[Python-Dev] Expert floats (original) (raw)

Tim Peters tim.one at comcast.net
Fri Apr 2 00:07:33 EST 2004


[Andrew Koenig, on the move-to-wider-platform thing]

... OK, but either that objection is relevant for Python or it isn't.

It's not important to me. It may be important to some Python users now; I don't know. It may be more or less important in the future, because things do change.

... On the other hand, maybe ?!ng is right about the desirable properties of display for people being different from those for marshalling/unmarshalling.

There's no necessary connection between the two, as I've granted for all the years this debate has raged .

OTOH, there's no fixed choice for displaying floats that will make everyone happy all the time, or, I think, even most people happy most of the time. You gave a list of 4 different behaviors you sometimes want.

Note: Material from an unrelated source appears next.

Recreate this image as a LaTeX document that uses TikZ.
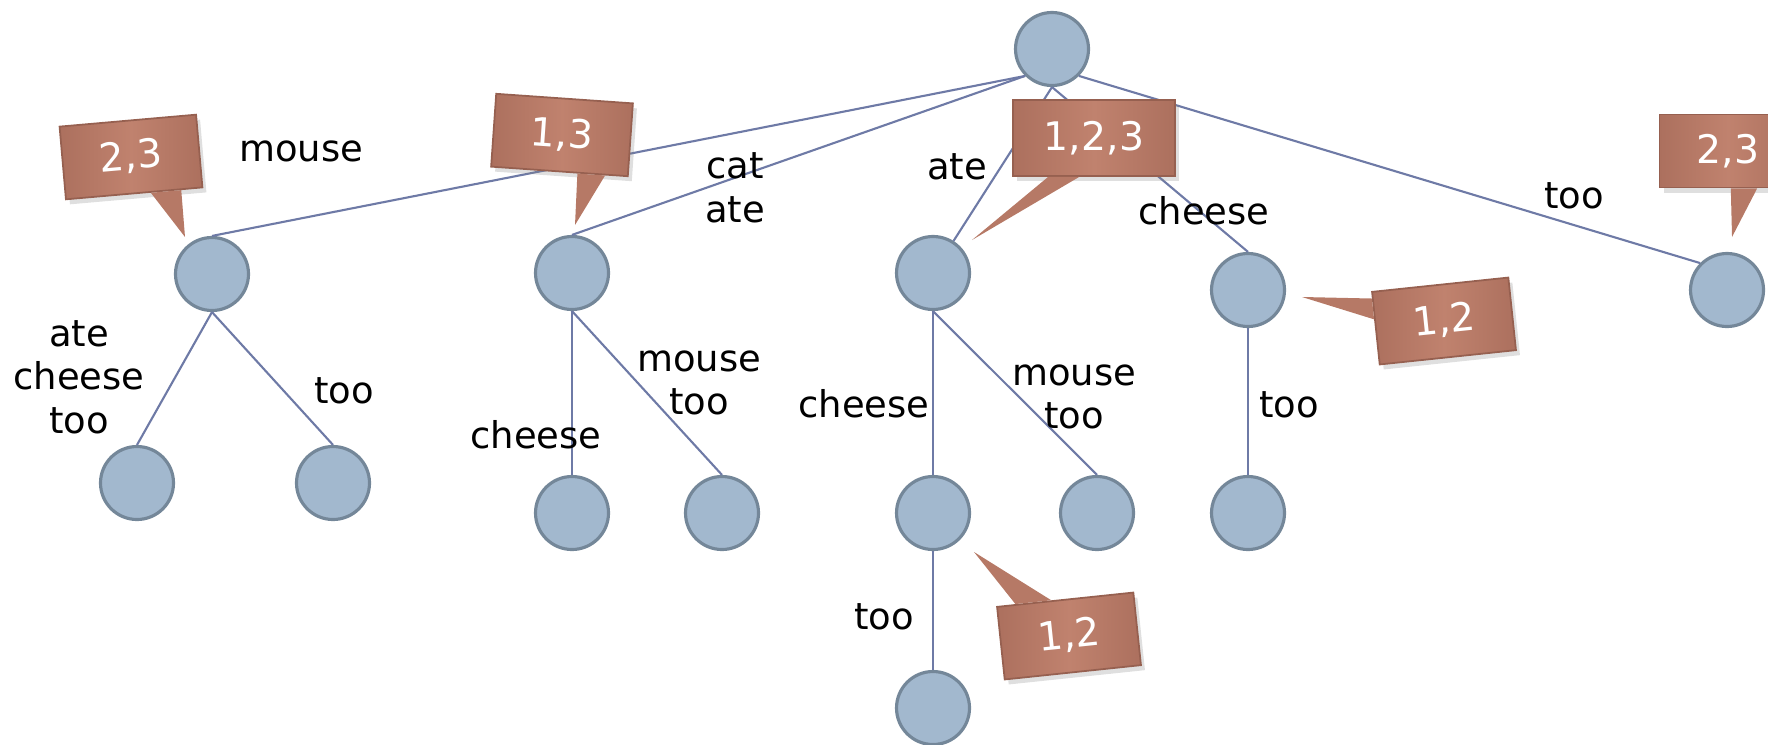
\documentclass[tikz,border=0pt]{standalone}
\usepackage{fontspec}
\setmainfont{DejaVu Sans}
\usepackage{tikz}
\usetikzlibrary{positioning}
\usetikzlibrary{calc, shadows}

\definecolor{nodeFill}{RGB}{162,184,206}
\definecolor{nodeLine}{RGB}{116,135,153}
\definecolor{branchLine}{RGB}{110,122,166}
\definecolor{countLight}{RGB}{192,130,110}
\definecolor{countDark}{RGB}{172,112,94}
\definecolor{countMid}{RGB}{182,121,102}
\definecolor{countEdge}{RGB}{150,96,80}

\tikzstyle{trie} = [circle, draw=nodeLine, fill=nodeFill, line width=0.9pt, minimum size=0.73cm, inner sep=0pt]
\tikzstyle{branch} = [draw=branchLine, line width=0.6pt]
\tikzstyle{word} = [align=center, inner sep=0pt, font=\fontsize{10.5}{12.4}\selectfont]
\tikzstyle{countbox} = [rectangle, minimum width=1.37cm, minimum height=0.73cm, inner sep=0pt, left color=countDark, right color=countDark, middle color=countLight, draw=countEdge, line width=0.5pt, text=white, font=\fontsize{11.2}{13}\selectfont, drop shadow={opacity=0.25, shadow xshift=0.04cm, shadow yshift=-0.05cm}]
\tikzstyle{countTip} = [fill=countMid]

\begin{document}
\begin{tikzpicture}
%Frame
\clip (0,0) rectangle (17.68,7.44);

%Nodes
\node[trie] (root) at (10.52,6.95) {};
\node[trie] (mouse) at (2.12,4.70) {};
\node[trie] (catAte) at (5.72,4.71) {};
\node[trie] (ate) at (9.33,4.71) {};
\node[trie] (cheese) at (12.48,4.54) {};
\node[trie] (too) at (17.27,4.54) {};
\node[trie] (mouseAte) at (1.37,2.61) {};
\node[trie] (mouseToo) at (3.33,2.61) {};
\node[trie] (catAteCheese) at (5.72,2.31) {};
\node[trie] (catAteMouse) at (7.22,2.31) {};
\node[trie] (ateCheese) at (9.33,2.31) {};
\node[trie] (ateMouse) at (10.97,2.31) {};
\node[trie] (ateCheeseToo) at (9.33,0.36) {};
\node[trie] (cheeseToo) at (12.48,2.31) {};

%Lines
\draw[branch] (root.south west) -- (mouse.north);
\draw[branch] (root.south west) -- (catAte.north);
\draw[branch] (root.south) -- (ate);
\draw[branch] (root.south) -- (cheese.north);
\draw[branch] (root.south east) -- (too.north west);
\draw[branch] (mouse.south) -- (mouseAte.north);
\draw[branch] (mouse.south) -- (mouseToo.north);
\draw[branch] (catAte.south) -- (catAteCheese.north);
\draw[branch] (catAte.south) -- (catAteMouse.north);
\draw[branch] (ate.south) -- (ateCheese.north);
\draw[branch] (ate.south) -- (ateMouse.north);
\draw[branch] (ateCheese.south) -- (ateCheeseToo.north);
\draw[branch] (cheese.south) -- (cheeseToo.north);

%Labels
\node[word] (mouseLabel) at (3.01,5.93) {mouse};
\node[word] (catAteLabel) at (7.35,5.56) {cat\\ate};
\node[word] (ateLabel) at (9.57,5.77) {ate};
\node[word] (cheeseLabel) at (12.04,5.33) {cheese};
\node[word] (tooLabel) at (15.74,5.48) {too};
\node[word] (mouseAteLabel) at (0.79,3.67) {ate\\cheese\\too};
\node[word] (mouseTooLabel) at (3.44,3.53) {too};
\node[word] (catAteMouseLabel) at (6.99,3.61) {mouse\\too};
\node[word] (catAteCheeseLabel) at (5.36,3.09) {cheese};
\node[word] (ateCheeseLabel) at (8.64,3.40) {cheese};
\node[word] (ateMouseLabel) at (10.74,3.47) {mouse\\too};
\node[word] (cheeseTooLabel) at (12.89,3.39) {too};
\node[word] (ateCheeseTooLabel) at (8.84,1.27) {too};

%Counts
\node[countbox, rotate=5] (mouseCount) at (1.31,5.87) {2,3};
\coordinate (mouseTip) at (1.85,5.07);
\fill[countTip] ($(mouseCount.south west)!0.62!(mouseCount.south east)$) -- (mouseTip) -- ($(mouseCount.south west)!0.84!(mouseCount.south east)$) -- cycle;

\node[countbox, rotate=-4] (catAteCount) at (5.62,6.09) {1,3};
\coordinate (catAteTip) at (5.75,5.19);
\fill[countTip] ($(catAteCount.south west)!0.63!(catAteCount.south east)$) -- (catAteTip) -- ($(catAteCount.south west)!0.83!(catAteCount.south east)$) -- cycle;

\node[countbox, minimum width=1.62cm, minimum height=0.76cm] (ateCount) at (10.94,6.06) {1,2,3};
\coordinate (ateTip) at (9.72,5.04);
\fill[countTip] ($(ateCount.south west)!0.22!(ateCount.south east)$) -- (ateTip) -- ($(ateCount.south west)!0.41!(ateCount.south east)$) -- cycle;

\node[countbox, rotate=6] (cheeseCount) at (14.44,4.23) {1,2};
\coordinate (cheeseTip) at (13.02,4.47);
\fill[countTip] ($(cheeseCount.north west)!0.1!(cheeseCount.south west)$) -- (cheeseTip) -- ($(cheeseCount.north west)!0.38!(cheeseCount.south west)$) -- cycle;

\node[countbox, rotate=6] (ateCheeseCount) at (10.69,1.08) {1,2};
\coordinate (ateCheeseTip) at (9.74,1.92);
\fill[countTip] ($(ateCheeseCount.north west)!0.14!(ateCheeseCount.north east)$) -- (ateCheeseTip) -- ($(ateCheeseCount.north west)!0.4!(ateCheeseCount.north east)$) -- cycle;

\node[countbox] (tooCount) at (17.28,5.93) {2,3};
\coordinate (tooTip) at (17.32,5.07);
\fill[countTip] ($(tooCount.south west)!0.52!(tooCount.south east)$) -- (tooTip) -- ($(tooCount.south west)!0.71!(tooCount.south east)$) -- cycle;

\end{tikzpicture}
\end{document}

I have my own list, including some not on yours:

Because of this, arguments about repr() and str() are futile, IMO. The flexibility most people want some of the time can't be gotten by changing one fixed behavior for another. This isn't limited to floats, either.

...

Python would love to grab their I/O implementation then <0.8 wink>.

http://www.research.att.com/sw/tools/sfio/

I think the licensing terms are compatible with Python, if you're serious.

It was considered before, but its portablility to non-Unixish system looks poor, and in particular its Windows story appears to require commercial users to buy a UWIN license.

Guido started on something different in the Python CVS sandbox/sio. I don't think he wrote a design doc, but the thrust is more to make composable filtering streams (like streams that deal with Unicode gracefully, and that hide differences among the different line end conventions (it's increasingly common to have to deal with a variety of file formats on a single box)).